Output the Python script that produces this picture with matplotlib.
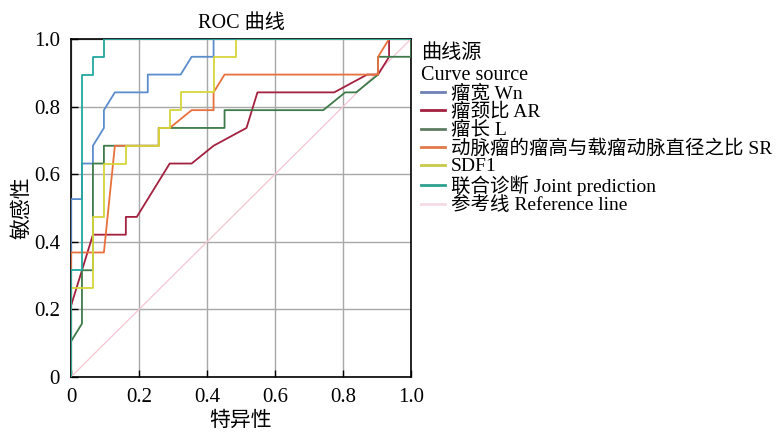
import matplotlib
matplotlib.use("Agg")
import matplotlib.pyplot as plt

plt.rcParams['font.family'] = ['Liberation Serif', 'Noto Sans CJK SC']
plt.rcParams['font.size'] = 14

# x steps are k/31, y steps are k/19
N_NEG = 31
N_POS = 19

labels = ['瘤宽 Wn', '瘤颈比 AR', '瘤长 L', '动脉瘤的瘤高与载瘤动脉直径之比 SR',
          'SDF1', '联合诊断 Joint prediction']
colors = ['#5b8ccc', '#a3203f', '#3f7a4a', '#e8703c', '#d6d63a', '#22a89e']
legend_colors = ['#6f80b4', '#a3203f', '#5f7d64', '#e07a4a', '#c9c94a', '#2fa08e']

# (x index /31, y index /19)
wn_x = [0, 0, 1, 1, 2, 2, 3, 3, 4, 7, 7, 10, 11, 13, 13, 31]
wn_y = [0, 10, 10, 12, 12, 13, 14, 15, 16, 16, 17, 17, 18, 18, 19, 19]

ar_x = [0, 0, 2, 5, 5, 6, 9, 11, 13, 16, 17, 24, 27, 28, 29, 29, 31]
ar_y = [0, 4, 8, 8, 9, 9, 12, 12, 13, 14, 16, 16, 17, 17, 18, 19, 19]

l_x = [0, 0, 1, 1, 2, 2, 3, 3, 8, 8, 14, 14, 23, 25, 26, 28, 28, 31, 31]
l_y = [0, 2, 3, 6, 6, 12, 12, 13, 13, 14, 14, 15, 15, 16, 16, 17, 18, 18, 19]

sr_x = [0, 0, 3, 4, 8, 8, 9, 11, 13, 13, 14, 28, 28, 29, 31]
sr_y = [0, 7, 7, 13, 13, 14, 14, 15, 15, 16, 17, 17, 18, 19, 19]

sdf_x = [0, 0, 2, 2, 3, 3, 5, 5, 8, 8, 9, 9, 10, 10, 13, 13, 15, 15, 31]
sdf_y = [0, 5, 5, 9, 9, 12, 12, 13, 13, 14, 14, 15, 15, 16, 16, 18, 18, 19, 19]

joint_x = [0, 0, 1, 1, 2, 2, 3, 3, 31]
joint_y = [0, 6, 6, 17, 17, 18, 18, 19, 19]

ref_x = [0, 1]
ref_y = [0, 1]

curves = [(wn_x, wn_y), (ar_x, ar_y), (l_x, l_y), (sr_x, sr_y),
          (sdf_x, sdf_y), (joint_x, joint_y)]

fig = plt.figure(figsize=(7.81, 4.32), dpi=100)
ax = fig.add_axes([71 / 781, 55 / 432, 340 / 781, 338 / 432])

ax.grid(True, color='#a8a8a8', linewidth=1.0)
ax.set_axisbelow(True)

ax.plot(ref_x, ref_y, color='#f4c6d2', linewidth=0.9, zorder=2)
for (xs, ys), c in zip(curves, colors):
    ax.plot([v / N_NEG for v in xs], [v / N_POS for v in ys], color=c,
            linewidth=1.3, zorder=3)

ax.set_xlim(0, 1)
ax.set_ylim(0, 1)
ticks = [0, 0.2, 0.4, 0.6, 0.8, 1.0]
ticklabels = ['0', '0.2', '0.4', '0.6', '0.8', '1.0']
ax.set_xticks(ticks)
ax.set_xticklabels(ticklabels)
ax.set_yticks(ticks)
ax.set_yticklabels(ticklabels)
ax.tick_params(direction='in', length=5, width=1, labelsize=15, pad=8)
for s in ax.spines.values():
    s.set_linewidth(1.2)

ax.set_title('ROC 曲线', fontsize=14.5, pad=8)
ax.set_xlabel('特异性', fontsize=15, labelpad=3)
ax.set_ylabel('敏感性', fontsize=15, labelpad=1)

handles = []
for lab, c in zip(labels, legend_colors):
    h, = ax.plot([], [], color=c, linewidth=2, label=lab)
    handles.append(h)
h, = ax.plot([], [], color='#f6dbe6', linewidth=2, label='参考线 Reference line')
handles.append(h)

leg = fig.legend(handles=handles, loc='upper left',
                 bbox_to_anchor=(421 / 781, 1 - 44 / 432),
                 title='曲线源\nCurve source', frameon=False, fontsize=14,
                 title_fontsize=14.5, alignment='left', handlelength=1.25,
                 handletextpad=0.3, labelspacing=0.0, borderpad=0,
                 borderaxespad=0)
leg._legend_box.sep = 0

fig.savefig('out.png', dpi=100)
== == ==
Gather each line of the listing that holds the string "matplotlib".

(Result):
Output the Python script that produces this picture with matplotlib.
import matplotlib
matplotlib.use("Agg")
import matplotlib.pyplot as plt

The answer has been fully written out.